Last year, I blogged about a 6-5 Virginia intermediate appellate court opinion affirming a drunk driving conviction where the DWI was allegedy committed on private property not used as a thoroughfare, and not committed in the presence of a police officer.
Today, Virginia’s highest court reversed, saying:
A warrantless arrest for a misdemeanor is invalid unless the offense was committed in the presence of the arresting officer, or unless the arrest falls within one of the exceptions enunciated in Code § 19.2-81. Penn v. Commonwealth, 13 Va. App. 399, 404-05, 412 S.E.2d 189, 192 (1991), aff’d, 244 Va. 218, 420 S.E.2d 713 (1992).
The single-vehicle accident in the present case occurred on or beside a private road in a gated, guarded residential complex. The Commonwealth makes no contention that the road was “open to the use of the public for purposes of vehicular travel." Consequently, the exceptions to the warrant requirement contained in Code § 19.2-81 do not apply. Officer Weinstein, therefore, made an invalid warrantless arrest for a misdemeanor not committed in his presence. Because Roseborough was not validly under arrest for violation of Code § 18.2-266 when his breath was tested, the implied consent law did not apply and its provisions permitting the certificate of analysis to be admitted into evidence were not triggered.
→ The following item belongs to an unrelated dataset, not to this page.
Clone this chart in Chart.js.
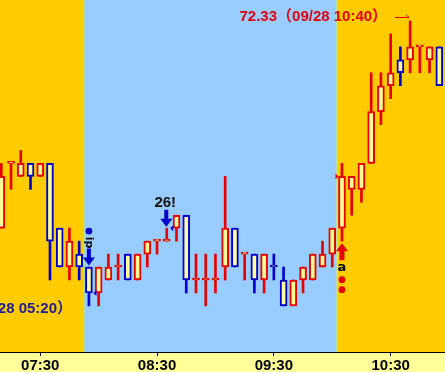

The Court of Appeals held that the officer did not need to rely on the implied consent law because Roseborough took the breath test voluntarily at the police station. However relevant his willingness may have been to the administration of the test, we consider it irrelevant to the question of the certificate’s admissibility into evidence. That question of admissibility depended entirely upon the applicability of the implied consent law. For the reasons stated, the Commonwealth was unable to rely on that law in the circumstances of this case.
Conclusion: The circuit court erred in overruling Roseborough’s objection to admission of the certificate of analysis into evidence at trial and the Court of Appeals erred in affirming the conviction.
Roseborough v. Virginia, ___ Va. ___ (Jan. 13, 2011).